3. Will I pay extra for compliance or approvals, especially for FinTech or payment apps?

Most likely, yes. Payments, identity checks, or user data have their own approval steps. Payment gateway onboarding, sandbox testing, documentation, audits, etc., all take time and effort.

4. Should I go with hourly or fixed-cost pricing for my build?

It depends on how clear you are. If your scope is well defined, fixed-cost pricing keeps things predictable. If you are still figuring things out or expect changes mid-way, hourly models give you more breathing room.

5. How long does it actually take to build an app here?

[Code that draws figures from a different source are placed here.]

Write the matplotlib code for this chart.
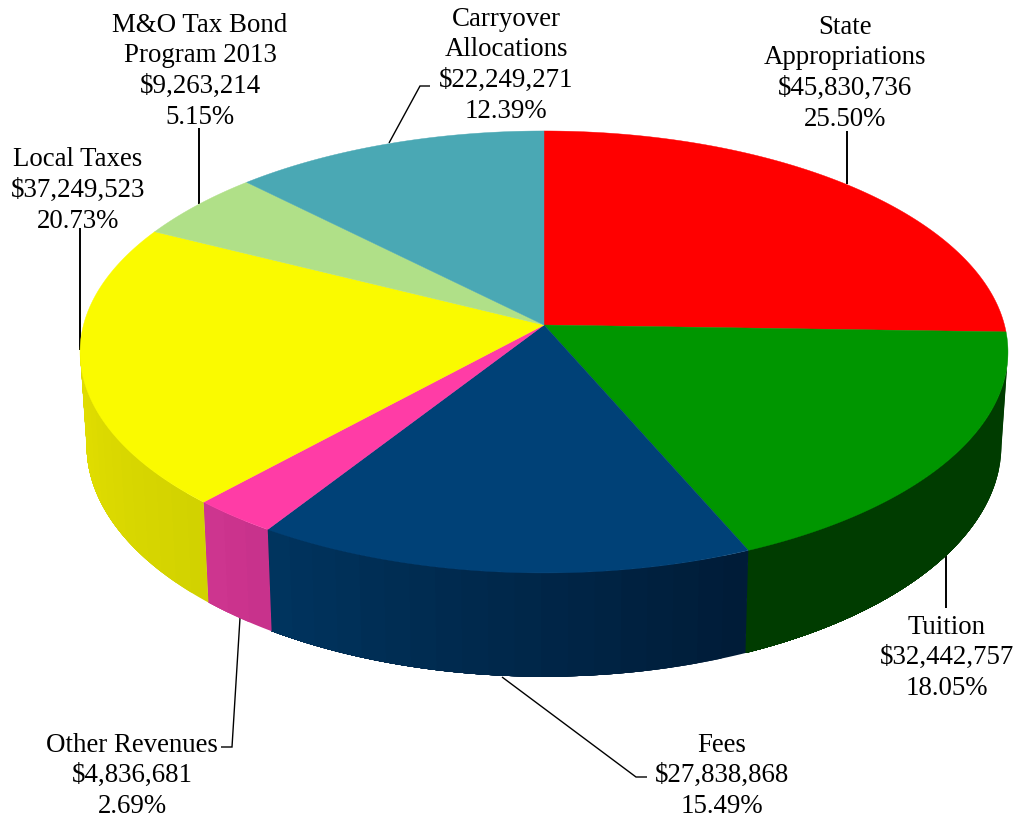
import numpy as np
import matplotlib
matplotlib.use('Agg')
import matplotlib.pyplot as plt
from matplotlib.collections import PolyCollection

# slices, clockwise from 12 o'clock
names = [['State', 'Appropriations'], ['Tuition'], ['Fees'], ['Other Revenues'],
         ['Local Taxes'], ['M&O Tax Bond', 'Program 2013'], ['Carryover', 'Allocations']]
values = [45830736, 32442757, 27838868, 4836681, 37249523, 9263214, 22249271]
percents = ['25.50%', '18.05%', '15.49%', '2.69%', '20.73%', '5.15%', '12.39%']

top_colors = ['#ff0000', '#009600', '#004177', '#ff3ca6', '#fafa00', '#b0e088', '#4aa8b4']
side_right = ['#8c0000', '#003c00', '#001c38', '#c8328c', '#d2d200', '#60a040', '#206070']
side_left = ['#8c0000', '#003c00', '#003560', '#d03690', '#e4e000', '#60a040', '#206070']

# perspective of the disc, in pixels
cx = 544
cy_top = 325
cy_bot = 417
rx_top = 460.5
ry_top = 217.7
rx_bot = 454
ry_bot = 228
k = 0.122

# centre of each text block, x and y of first line
label_pos = [(845, 27), (947, 627), (722, 745), (132, 745), (78, 160), (200, 25), (506, 19)]
line_step = 30.8

# leader lines
leaders = [([847, 847], [184, 131]),
           ([946, 946], [555, 608]),
           ([502, 636, 647], [677, 777, 777]),
           ([240, 232, 221], [618, 747, 747]),
           ([80, 80], [350, 228]),
           ([199, 199], [204, 128]),
           ([389, 420, 430], [143, 86, 86])]
leader_lw = [1.4, 1.4, 1.0, 1.0, 1.4, 1.4, 1.0]


def top_xy(a):
    w = 1 + k * np.cos(a)
    return cx + rx_top * np.sin(a) / w, cy_top - ry_top * np.cos(a) / w


def bot_xy(a):
    w = 1 + k * np.cos(a)
    return cx + rx_bot * np.sin(a) / w, cy_bot - ry_bot * np.cos(a) / w


def mix(c1, c2, t):
    a = np.array(matplotlib.colors.to_rgb(c1))
    b = np.array(matplotlib.colors.to_rgb(c2))
    return a + (b - a) * t


fig = plt.figure(figsize=(10.18, 8.18), dpi=100)
ax = fig.add_axes([0, 0, 1, 1])
ax.set_xlim(0, 1018)
ax.set_ylim(818, 0)
ax.axis('off')

edges = np.concatenate([[0], np.cumsum(values)]) / np.sum(values) * 2 * np.pi
front_a = np.arccos(-k)
front_b = 2 * np.pi - front_a

# rim of the disc, only the part facing us
# each band runs on to the end of the slice, so the next one paints over it and no seams show
for i in range(len(values)):
    a0 = max(edges[i], front_a)
    a1 = min(edges[i + 1], front_b)
    if a1 <= a0:
        continue
    n = max(2, int((a1 - a0) / 0.05))
    aa = np.linspace(a0, a1, n + 1)
    polys = []
    cols = []
    for j in range(n):
        rest = np.linspace(aa[j], a1, 80)
        xt, yt = top_xy(rest)
        xb, yb = bot_xy(rest[::-1])
        polys.append(np.c_[np.r_[xt, xb], np.r_[yt, yb]])
        t = (aa[j] - a0) / (a1 - a0)
        cols.append(mix(side_right[i], side_left[i], t))
    ax.add_collection(PolyCollection(polys, facecolors=cols, edgecolors='none', zorder=2))

# top face
for i in range(len(values)):
    aa = np.linspace(edges[i], edges[i + 1], 200)
    x, y = top_xy(aa)
    ax.fill(np.r_[cx, x], np.r_[cy_top, y], color=top_colors[i], lw=0.3, zorder=3)

for (lx, ly), lw in zip(leaders, leader_lw):
    ax.plot(lx, ly, color='black', lw=lw, solid_capstyle='butt', solid_joinstyle='miter', zorder=1)

for i in range(len(values)):
    lines = names[i] + ['$' + format(values[i], ','), percents[i]]
    x, y = label_pos[i]
    for j, s in enumerate(lines):
        ax.text(x, y + j * line_step, s.replace('$', r'\$'), ha='center', va='center', fontsize=19.4,
                family='Liberation Serif', color='black', zorder=5)

fig.savefig('out.png', dpi=100)
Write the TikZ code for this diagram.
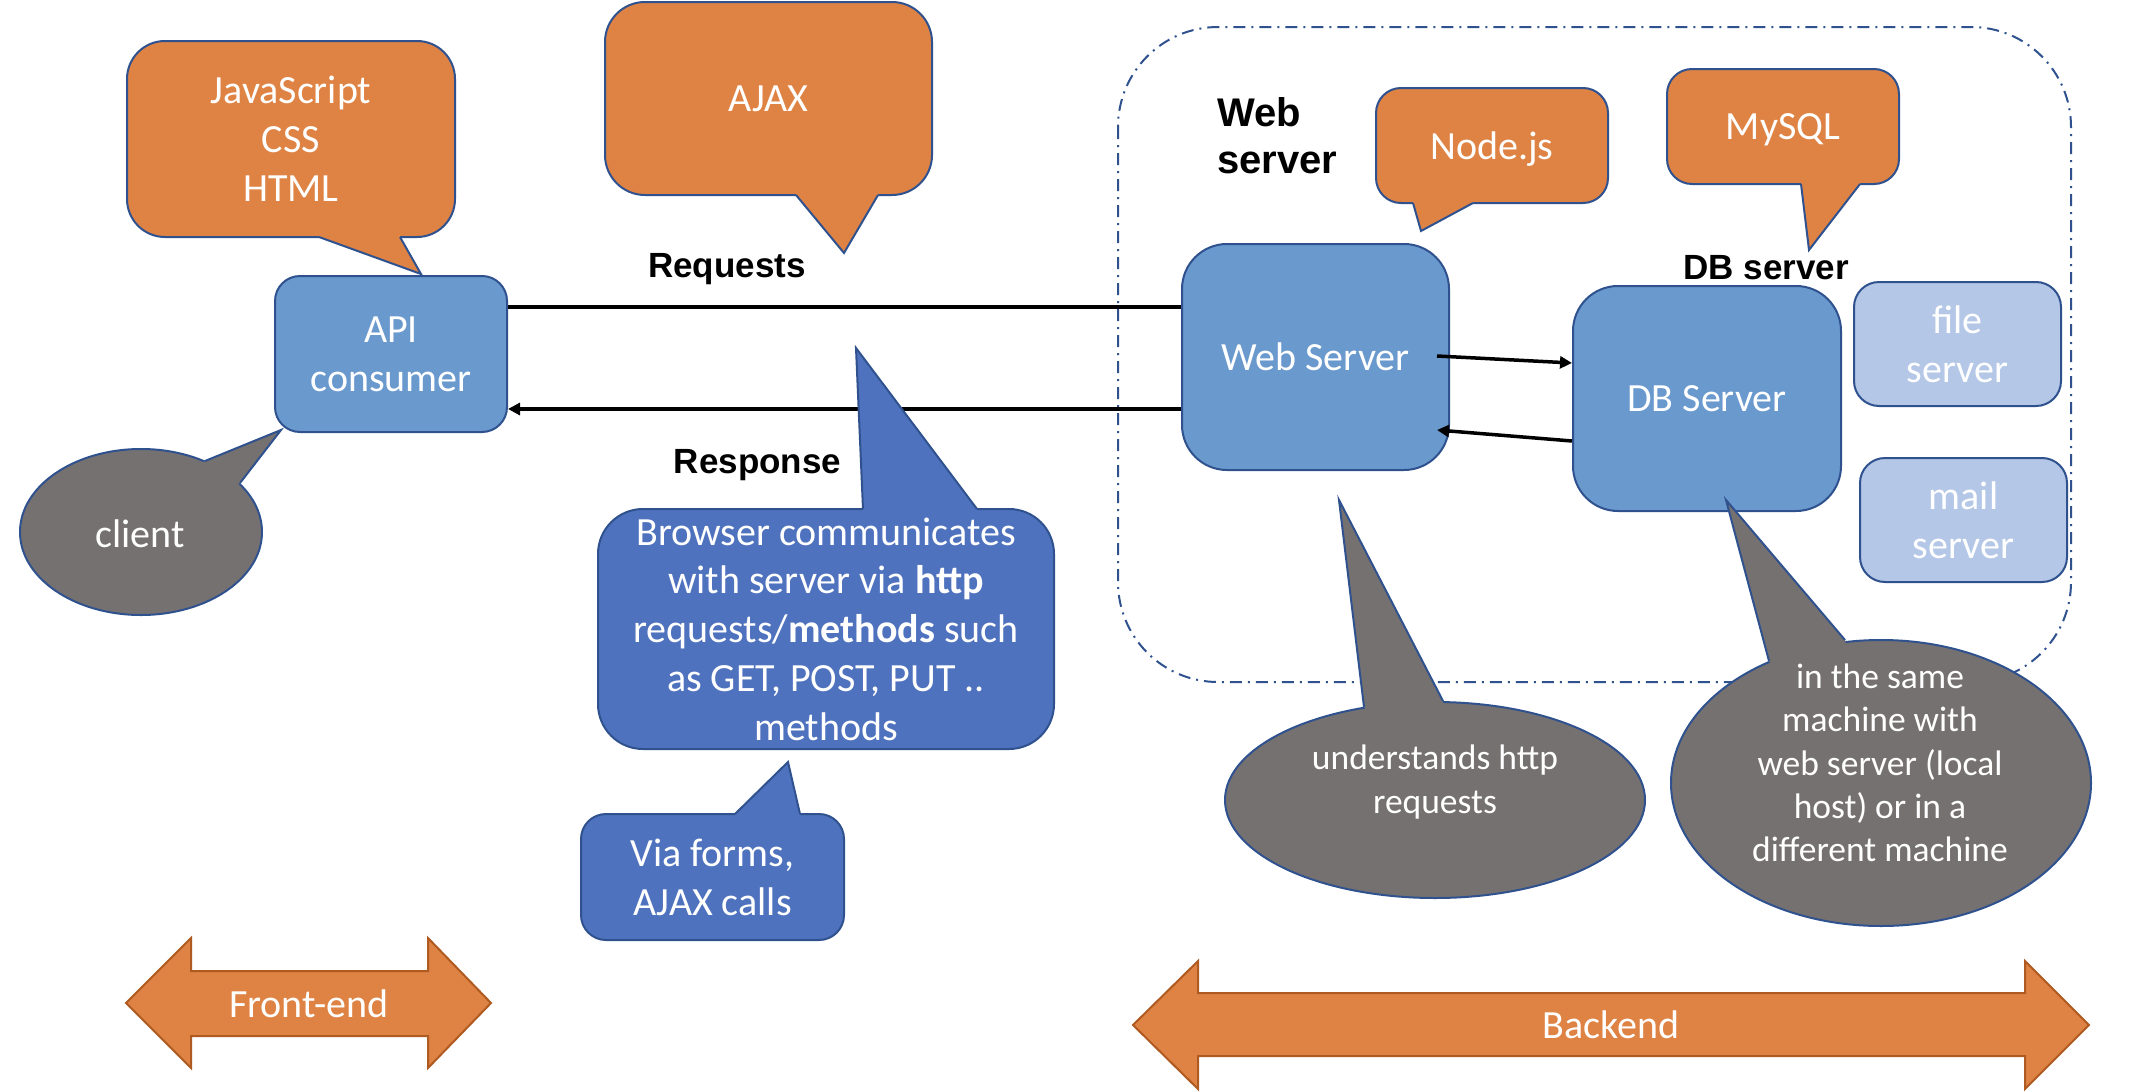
\documentclass[tikz,border=0pt]{standalone}
\usepackage{fontspec}
\setmainfont{Carlito}
\newfontfamily\arialfont{Liberation Sans}
\usetikzlibrary{shapes.geometric,arrows.meta}
\definecolor{orangefill}{RGB}{223,131,69}
\definecolor{orangeedge}{RGB}{174,90,33}
\definecolor{boxblue}{RGB}{106,153,206}
\definecolor{calloutblue}{RGB}{79,114,190}
\definecolor{grayfill}{RGB}{118,113,113}
\definecolor{lightblue}{RGB}{180,199,231}
\definecolor{edgeblue}{RGB}{47,82,143}
\begin{document}
\begin{tikzpicture}[x=1pt,y=-1pt,
  edge/.style={draw=edgeblue,line width=2pt,line join=miter},
  bigtext/.style={text=white,font=\fontsize{40}{48.8}\selectfont,align=center},
  smalltext/.style={text=white,font=\fontsize{35.5}{43.3}\selectfont,align=center},
  boldlabel/.style={text=black,font=\arialfont\bfseries\fontsize{35}{40}\selectfont},
  callbox/.style={edge,bigtext,inner sep=0pt},
  orangebox/.style={callbox,fill=orangefill},
  bluebox/.style={callbox,fill=boxblue},
  lightbox/.style={callbox,fill=lightblue},
  darkbox/.style={callbox,fill=calloutblue},
  grayell/.style={edge,fill=grayfill,ellipse,inner sep=0pt},
  flowline/.style={draw=black,line width=3.5pt},
  headtip/.style={-{Triangle[length=12pt,width=12pt]}},
  bigarrow/.style={fill=orangefill,draw=orangeedge,line width=2pt,line join=miter},
  backline/.style={draw=edgeblue,line width=2pt,dash pattern=on 12pt off 6pt on 2pt off 6pt},
]
\useasboundingbox (0,0) rectangle (2134,1092);
\fill[white] (0,0) rectangle (2134,1092);

% backend group frame
\draw[backline,rounded corners=100pt] (1118,27) rectangle (2071,682);

% boxes
\node[bluebox,rounded corners=25pt,minimum width=232pt,minimum height=156pt] (api) at (391,354) {API\\consumer};
\node[bluebox,rounded corners=45pt,minimum width=267pt,minimum height=226pt] (web) at (1315.5,357) {Web Server};
\node[bluebox,rounded corners=45pt,minimum width=268pt,minimum height=225pt] (db) at (1707,398.5) {DB Server};
\node[lightbox,rounded corners=25pt,minimum width=207pt,minimum height=124pt] (file) at (1957.5,344) {file\\server};
\node[lightbox,rounded corners=25pt,minimum width=207pt,minimum height=124pt] (mail) at (1963.5,520) {mail\\server};

% connectors
\coordinate (reqy) at (0,307);
\coordinate (respy) at (0,409);
\draw[flowline] (api.east |- reqy) -- (web.west |- reqy);
\draw[flowline,headtip] (web.west |- respy) -- (api.east |- respy);
\draw[flowline,headtip] ([xshift=-13pt,yshift=1pt]web.east) -- ([yshift=35.5pt]db.west);
\draw[flowline,headtip] ([yshift=-42.5pt]db.west) -- ([xshift=-13pt,yshift=-73pt]web.east);

% orange callouts
\node[orangebox,rounded corners=38pt,minimum width=328pt,minimum height=196pt] (js) at (291,139) {JavaScript\\CSS\\HTML};
\fill[orangefill] (319,233) -- (319,237) -- (421,274) -- (400,237) -- (400,233) -- cycle;
\draw[edge] (319,237) -- (421,274) -- (400,237);

\node[orangebox,rounded corners=40pt,minimum width=327pt,minimum height=193pt] (ajax) at (768.5,98.5) {AJAX};
\fill[orangefill] (796,191) -- (796,195) -- (844,253) -- (878,195) -- (878,191) -- cycle;
\draw[edge] (796,195) -- (844,253) -- (878,195);

\node[orangebox,rounded corners=25pt,minimum width=232pt,minimum height=115pt,text depth=0pt] (nodejs) at (1492,145.5) {Node.js};
\fill[orangefill] (1413,199) -- (1413,203) -- (1421,231) -- (1473,203) -- (1473,199) -- cycle;
\draw[edge] (1413,203) -- (1421,231) -- (1473,203);

\node[orangebox,rounded corners=25pt,minimum width=232pt,minimum height=115pt,text depth=0pt] (mysql) at (1783,126.5) {MySQL};
\fill[orangefill] (1801,180) -- (1801,184) -- (1809,250) -- (1860,184) -- (1860,180) -- cycle;
\draw[edge] (1801,184) -- (1809,250) -- (1860,184);

% dark blue callouts
\node[darkbox,rounded corners=45pt,minimum width=456pt,minimum height=240pt] (browser) at (826,629) {Browser communicates\\with server via \textbf{http}\\requests/\textbf{methods} such\\as GET, POST, PUT ..\\methods};
\fill[calloutblue] (863,513) -- (863,509) -- (856,348) -- (977,509) -- (977,513) -- cycle;
\draw[edge] (863,509) -- (856,348) -- (977,509);

\node[darkbox,rounded corners=25pt,minimum width=263pt,minimum height=126pt] (via) at (712.5,877) {Via forms,\\AJAX calls};
\fill[calloutblue] (735,818) -- (735,814) -- (788,762) -- (800,814) -- (800,818) -- cycle;
\draw[edge] (735,814) -- (788,762) -- (800,814);

% gray callouts
\node[grayell,minimum width=242pt,minimum height=166pt] (clientell) at (141,532) {};
\fill[grayfill] (199.6,466.9) -- (205,461) -- (281,430) -- (240,483) -- (232.8,486.6) -- cycle;
\draw[edge] (205,461) -- (281,430) -- (240,483);
\node[bigtext] (client) at (140,534) {client};

\node[grayell,minimum width=420pt,minimum height=196pt] (undell) at (1435,800) {};
\fill[grayfill] (1369,713) -- (1364,707) -- (1339,500) -- (1443,701) -- (1442,709) -- cycle;
\draw[edge] (1364,707) -- (1339,500) -- (1443,701);
\node[smalltext] (und) at (1435,782) {understands http\\requests};

\node[grayell,minimum width=420pt,minimum height=286pt] (sameell) at (1881,783) {};
\fill[grayfill] (1774,667) -- (1769,661) -- (1726,500) -- (1845,640) -- (1847,648) -- cycle;
\draw[edge] (1769,661) -- (1726,500) -- (1845,640);
\node[smalltext] (same) at (1880,763) {in the same\\machine with\\web server (local\\host) or in a\\different machine};

% bold labels
\node[boldlabel,anchor=base] (reqlbl) at (727,277) {Requests};
\node[boldlabel,anchor=base] (resplbl) at (757.5,473) {Response};
\node[boldlabel,anchor=base] (dblbl) at (1766,279) {DB server};
\node[boldlabel,font=\arialfont\bfseries\fontsize{40}{47}\selectfont,align=left,anchor=west,inner sep=0pt] (weblbl) at (1217,136) {Web\\server};

% front-end / backend arrows
\draw[bigarrow] (126,1003) -- (191,938) -- (191,971) -- (428,971) -- (428,938) -- (491,1003) -- (428,1068) -- (428,1036) -- (191,1036) -- (191,1068) -- cycle;
\node[bigtext] (front) at (309,1004) {Front-end};
\draw[bigarrow] (1133,1025) -- (1198,961) -- (1198,993) -- (2025,993) -- (2025,961) -- (2089,1025) -- (2025,1089) -- (2025,1056) -- (1198,1056) -- (1198,1089) -- cycle;
\node[bigtext] (back) at (1611,1025) {Backend};
\end{tikzpicture}
\end{document}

Here’s the honest picture based on what teams deliver locally:

  • Simple apps → 4–8 weeks
  • SaaS MVPs → 10–16 weeks
  • FinTech or payment apps → 16–28 weeks
  • AI, IoT, analytics-heavy work → 20–32+ weeks

6. Can I reduce costs by outsourcing some parts outside the UAE?

Definitely. A hybrid approach works really well. Startups can do UI/UX through freelancers, keep the backend with a regional team, outsource mobile development to a smaller team, and bring QA in as needed. You save money without compromising the important stuff.

7. How do I decide between a UAE agency and an offshore team?

If you want quick communication, someone who understands UAE regulations, or a polished product without a lot of hand-holding, a local agency makes life easier. If your budget is tight and the product doesn’t involve compliance-heavy features, offshore is fine and affordable. Many startups simply mix both and get the best of each side.

8. Do I need Arabic and English versions from the first release?

Not always. If you’re building for early adopters or a niche group, English is usually enough in the beginning. But if you are targeting e-commerce, FinTech, government-linked services, or mass consumer apps, you will eventually need Arabic. Arabic (especially RTL layouts) takes extra time in design and testing, so it adds to the cost.